岡山市の文化事業の目玉として位置づけられている「デジタルミュージアム」の建設が最大の事業であるという。視察の時の話には直接出てこなかったが、将来の岡山市の政令都市化をも見越した構想とも言えよう。
 
 まもなく、この「デジタルミュージアム」が完成を見るが、そのことでもって、この企画局総合政策部文化政策課の設置目的の半ばは達成されたとみなされるのではないだろうか。

<デジタルミュージアムについて>

 視察当時、まさに建設中の施設であり、現地ではその構想について説明を聞いたわけである。
 このデジタルミュージアムを作るために、文化政策課が出来たと言っても過言ではない。デジタル記録に徹することを目的にしたものであり、他に例を見ず、これからの美術館のあり方に一石を投じる施設である。
 本来は、こうした施設が出来上がった時に視察する方法もあるが、建設中に担当者から直接にその意義を聞き、機会を見つけて再訪問をする方法も取りいえるべきであろう。
 
 岡山の歴史的な遺産(国宝や重要文化財などを含む)から現在までの様々の情報に至るまでデジタルデータに保存したということであり、こうした分野に関心が深い人々にとっては、その技術がどこまで駆使されているか、アナログ表示との関連をどのように取り結ぶのか、ということにも興味がわくものである。

 岡山市の他施設や学校の学習教材としての利用が構想されており、特に学校教育では「学校ラン」と接続させるとのことであり、完成後、ここにあるデジタルデータが普段の学校教育にそのまま利用できる点も評価される。
 
 同じビル内に入居する「NHK岡山放送局」とタイアップし、ハイビジョン映像の見える講義室を設置し、具象的なものとの連携を図る構想が広がっている。

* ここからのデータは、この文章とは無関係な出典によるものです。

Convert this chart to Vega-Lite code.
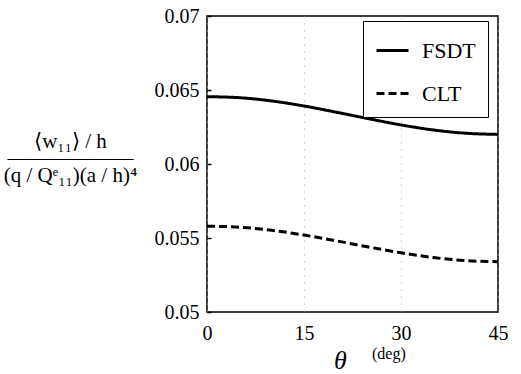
{
  "$schema": "https://vega.github.io/schema/vega-lite/v6.json",
  "width": 291,
  "height": 296,
  "autosize": "none",
  "padding": {"left": 207, "top": 16, "right": 23, "bottom": 62},
  "background": "white",
  "config": {
    "font": "Liberation Serif",
    "view": {"stroke": "black", "strokeWidth": 1.5},
    "legend": {
      "orient": "none", "legendX": 156, "legendY": 5,
      "padding": 12, "strokeColor": "black", "fillColor": "white",
      "rowPadding": 14, "labelFontSize": 22, "labelOffset": 12, "labelFont": "Liberation Serif",
      "labelColor": "black", "symbolType": "stroke", "symbolSize": 1024,
      "symbolStrokeWidth": 3, "title": null
    }
  },
  "title": {
    "text": "(deg)", "orient": "bottom", "anchor": "start", "frame": "group",
    "dx": 165, "offset": -27, "fontSize": 16, "fontWeight": "normal", "color": "black", "font": "Liberation Serif"
  },
  "data": {
    "values": [
      {"series": "FSDT", "theta": 0, "value": 0.06455},
      {"series": "FSDT", "theta": 5, "value": 0.06448},
      {"series": "FSDT", "theta": 10, "value": 0.06426},
      {"series": "FSDT", "theta": 15, "value": 0.06392},
      {"series": "FSDT", "theta": 20, "value": 0.0635},
      {"series": "FSDT", "theta": 25, "value": 0.06306},
      {"series": "FSDT", "theta": 30, "value": 0.06264},
      {"series": "FSDT", "theta": 35, "value": 0.0623},
      {"series": "FSDT", "theta": 40, "value": 0.06208},
      {"series": "FSDT", "theta": 45, "value": 0.062},
      {"series": "CLT", "theta": 0, "value": 0.0558},
      {"series": "CLT", "theta": 5, "value": 0.05573},
      {"series": "CLT", "theta": 10, "value": 0.05552},
      {"series": "CLT", "theta": 15, "value": 0.0552},
      {"series": "CLT", "theta": 20, "value": 0.05481},
      {"series": "CLT", "theta": 25, "value": 0.05439},
      {"series": "CLT", "theta": 30, "value": 0.054},
      {"series": "CLT", "theta": 35, "value": 0.05368},
      {"series": "CLT", "theta": 40, "value": 0.05347},
      {"series": "CLT", "theta": 45, "value": 0.0534}
    ]
  },
  "mark": {"type": "line", "strokeWidth": 3, "interpolate": "monotone"},
  "encoding": {
    "x": {
      "field": "theta", "type": "quantitative",
      "scale": {"domain": [0, 45], "nice": false},
      "axis": {
        "values": [0, 15, 30, 45], "ticks": false, "domain": false,
        "grid": true, "gridDash": [1, 6], "gridColor": "#aaa", "gridWidth": 1,
        "labelFont": "Liberation Serif", "titleFont": "Liberation Serif",
        "labelFontSize": 20, "labelColor": "black", "labelPadding": 11, "labelFlush": false,
        "title": "θ", "titleFontSize": 26, "titleFontStyle": "italic", "titleFontWeight": "normal",
        "titleColor": "black", "titleX": 133, "titleY": 48, "titleBaseline": "middle", "titleAlign": "center"
      }
    },
    "y": {
      "field": "value", "type": "quantitative",
      "scale": {"domain": [0.05, 0.07], "nice": false, "zero": false},
      "axis": {
        "values": [0.05, 0.055, 0.06, 0.065, 0.07], "labelExpr": "'' + datum.value",
        "grid": false, "domain": false, "tickSize": -4, "tickColor": "black", "tickWidth": 1.5,
        "labelFont": "Liberation Serif", "titleFont": "Liberation Serif",
        "labelFontSize": 20, "labelColor": "black", "labelPadding": 12,
        "title": ["⟨w₁₁⟩ / h", "——————", "(q / Qᵉ₁₁)(a / h)⁴"],
        "titleAngle": 0, "titleX": -137, "titleY": 125, "titleAlign": "center", "titleBaseline": "middle",
        "titleFontSize": 21, "titleLineHeight": 17, "titleFontWeight": "normal", "titleColor": "black"
      }
    },
    "color": {"field": "series", "type": "nominal", "scale": {"domain": ["FSDT", "CLT"], "range": ["black", "black"]}},
    "strokeDash": {"field": "series", "type": "nominal", "scale": {"domain": ["FSDT", "CLT"], "range": [[1, 0], [8, 4]]}}
  }
}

 多くの点で評価される反面、この施設に市民のリピーターが、どの程度ありうるか、さらに観光客がこの施設をどの程度に評価するか、いささかの疑問も感じたところである。特に、「費用対効果」が問われる時、この維持管理費の問題を巡っては、議論が起こりうるのではないかと考えた。

<岡山市立オリエント美術館について>

「岡山市立オリエント美術館」については、町田市の博物館と国際版画美術館をあわせたタイプのものである。所蔵作品では、中東の文化財を主に収集するが、展示品には小中学校の教書にも掲示されているような著名で、かつ高価な造形物(=アッシリア・レリーフ「有翼鷲頭精霊像」)をメインにしている。

アッシリア・レリーフ「有翼鷲頭精霊像」とは?
http://www.city.okayama.okayama.jp/orientmuseum/assyria/relief.htm

上記の作品を収納していることや、館のつくりとしては、自治体の博物館としては一級のレベルにあると思われる。

ただし、そのことによって、大勢の市民が利用するものにもつながらないことは、町田市の国際版画美術館にも共通していることであろう。

なお、同施設のHPについては、施設を訪問しようというものにとって、その判断に役立ち、分かりやすいものになっていると考えた。